- [Written problem]: Quote the lines that run from the line containing "Recreate this image" down to the line containing "(0,0) rectangle (1112,649);". Include both of those lines, reproduce each exactly, and omit everything else.

- [Given records]:
((
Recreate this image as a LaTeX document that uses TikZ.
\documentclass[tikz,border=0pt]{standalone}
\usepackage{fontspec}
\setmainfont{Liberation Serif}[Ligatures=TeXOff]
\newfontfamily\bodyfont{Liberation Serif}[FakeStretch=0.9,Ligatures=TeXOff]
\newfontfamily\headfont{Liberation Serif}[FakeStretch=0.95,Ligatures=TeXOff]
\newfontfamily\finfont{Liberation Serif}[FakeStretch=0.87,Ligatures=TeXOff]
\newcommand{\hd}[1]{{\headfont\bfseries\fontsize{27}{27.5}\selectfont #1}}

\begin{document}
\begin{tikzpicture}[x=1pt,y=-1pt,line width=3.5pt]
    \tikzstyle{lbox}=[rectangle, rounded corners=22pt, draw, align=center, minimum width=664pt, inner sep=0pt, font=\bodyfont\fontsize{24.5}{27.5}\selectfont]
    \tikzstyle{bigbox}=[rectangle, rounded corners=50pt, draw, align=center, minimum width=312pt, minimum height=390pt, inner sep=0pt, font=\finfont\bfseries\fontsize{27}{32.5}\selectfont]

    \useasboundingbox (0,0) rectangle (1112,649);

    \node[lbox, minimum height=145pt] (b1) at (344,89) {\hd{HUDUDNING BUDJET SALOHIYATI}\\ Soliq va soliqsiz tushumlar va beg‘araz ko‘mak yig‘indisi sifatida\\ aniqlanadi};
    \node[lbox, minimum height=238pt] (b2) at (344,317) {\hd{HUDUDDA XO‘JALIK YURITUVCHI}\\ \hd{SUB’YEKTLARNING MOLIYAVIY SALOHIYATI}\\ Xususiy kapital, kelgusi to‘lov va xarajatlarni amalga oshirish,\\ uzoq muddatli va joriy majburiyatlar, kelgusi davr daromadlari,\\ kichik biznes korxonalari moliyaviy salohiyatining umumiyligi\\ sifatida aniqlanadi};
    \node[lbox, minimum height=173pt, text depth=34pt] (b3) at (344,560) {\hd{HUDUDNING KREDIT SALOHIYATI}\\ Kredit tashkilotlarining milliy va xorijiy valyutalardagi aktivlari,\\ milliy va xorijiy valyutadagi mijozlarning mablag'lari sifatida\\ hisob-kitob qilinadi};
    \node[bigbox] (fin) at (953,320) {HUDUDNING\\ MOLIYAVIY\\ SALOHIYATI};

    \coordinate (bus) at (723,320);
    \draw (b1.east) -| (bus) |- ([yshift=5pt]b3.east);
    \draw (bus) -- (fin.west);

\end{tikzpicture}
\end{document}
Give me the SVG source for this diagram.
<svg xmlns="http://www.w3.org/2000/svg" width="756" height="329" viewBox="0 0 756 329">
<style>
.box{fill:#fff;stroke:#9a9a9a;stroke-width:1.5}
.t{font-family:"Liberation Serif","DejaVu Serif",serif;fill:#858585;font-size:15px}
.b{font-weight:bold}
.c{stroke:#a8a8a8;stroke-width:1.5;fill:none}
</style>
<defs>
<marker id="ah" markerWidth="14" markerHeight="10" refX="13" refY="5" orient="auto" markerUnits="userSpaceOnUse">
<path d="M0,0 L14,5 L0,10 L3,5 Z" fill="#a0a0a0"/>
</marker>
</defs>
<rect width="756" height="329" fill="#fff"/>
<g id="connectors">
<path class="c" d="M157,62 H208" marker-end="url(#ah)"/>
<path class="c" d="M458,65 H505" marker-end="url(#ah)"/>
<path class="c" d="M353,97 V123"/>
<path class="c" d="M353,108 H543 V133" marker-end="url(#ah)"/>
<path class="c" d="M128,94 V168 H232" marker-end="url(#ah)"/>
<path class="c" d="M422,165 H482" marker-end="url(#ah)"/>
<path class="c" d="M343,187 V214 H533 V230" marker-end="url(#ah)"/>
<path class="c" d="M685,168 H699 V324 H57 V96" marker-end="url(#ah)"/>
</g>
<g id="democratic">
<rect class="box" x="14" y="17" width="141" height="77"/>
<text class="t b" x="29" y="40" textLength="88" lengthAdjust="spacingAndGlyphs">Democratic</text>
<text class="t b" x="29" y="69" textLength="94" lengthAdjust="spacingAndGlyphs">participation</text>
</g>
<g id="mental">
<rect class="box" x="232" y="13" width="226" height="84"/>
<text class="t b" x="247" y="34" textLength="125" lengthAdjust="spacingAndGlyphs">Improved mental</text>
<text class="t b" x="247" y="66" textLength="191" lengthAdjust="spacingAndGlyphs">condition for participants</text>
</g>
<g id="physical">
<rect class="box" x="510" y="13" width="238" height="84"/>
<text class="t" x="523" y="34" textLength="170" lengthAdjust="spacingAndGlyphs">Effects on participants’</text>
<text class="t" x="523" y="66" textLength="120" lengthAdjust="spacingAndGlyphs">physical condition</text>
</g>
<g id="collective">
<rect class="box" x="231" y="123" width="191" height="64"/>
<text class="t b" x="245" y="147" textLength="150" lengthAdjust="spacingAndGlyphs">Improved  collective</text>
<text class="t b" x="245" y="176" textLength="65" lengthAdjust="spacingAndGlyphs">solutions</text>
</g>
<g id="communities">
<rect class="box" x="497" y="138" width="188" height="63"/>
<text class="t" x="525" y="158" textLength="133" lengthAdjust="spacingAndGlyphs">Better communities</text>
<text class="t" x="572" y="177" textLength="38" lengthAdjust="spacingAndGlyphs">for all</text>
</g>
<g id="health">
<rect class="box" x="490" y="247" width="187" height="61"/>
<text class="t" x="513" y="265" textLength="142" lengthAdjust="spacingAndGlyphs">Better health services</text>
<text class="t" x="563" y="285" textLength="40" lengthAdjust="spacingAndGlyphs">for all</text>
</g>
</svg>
))
((
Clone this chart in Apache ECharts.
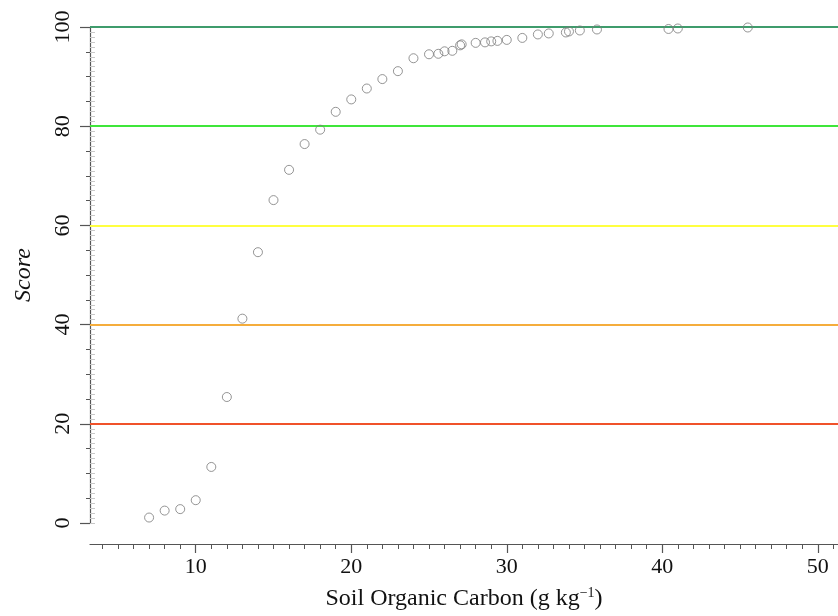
))
- [Solution]:
Recreate this image as a LaTeX document that uses TikZ.
\documentclass[tikz,border=0pt]{standalone}
\usepackage{fontspec}
\setmainfont{Liberation Serif}[Ligatures=TeXOff]
\newfontfamily\bodyfont{Liberation Serif}[FakeStretch=0.9,Ligatures=TeXOff]
\newfontfamily\headfont{Liberation Serif}[FakeStretch=0.95,Ligatures=TeXOff]
\newfontfamily\finfont{Liberation Serif}[FakeStretch=0.87,Ligatures=TeXOff]
\newcommand{\hd}[1]{{\headfont\bfseries\fontsize{27}{27.5}\selectfont #1}}

\begin{document}
\begin{tikzpicture}[x=1pt,y=-1pt,line width=3.5pt]
    \tikzstyle{lbox}=[rectangle, rounded corners=22pt, draw, align=center, minimum width=664pt, inner sep=0pt, font=\bodyfont\fontsize{24.5}{27.5}\selectfont]
    \tikzstyle{bigbox}=[rectangle, rounded corners=50pt, draw, align=center, minimum width=312pt, minimum height=390pt, inner sep=0pt, font=\finfont\bfseries\fontsize{27}{32.5}\selectfont]

    \useasboundingbox (0,0) rectangle (1112,649);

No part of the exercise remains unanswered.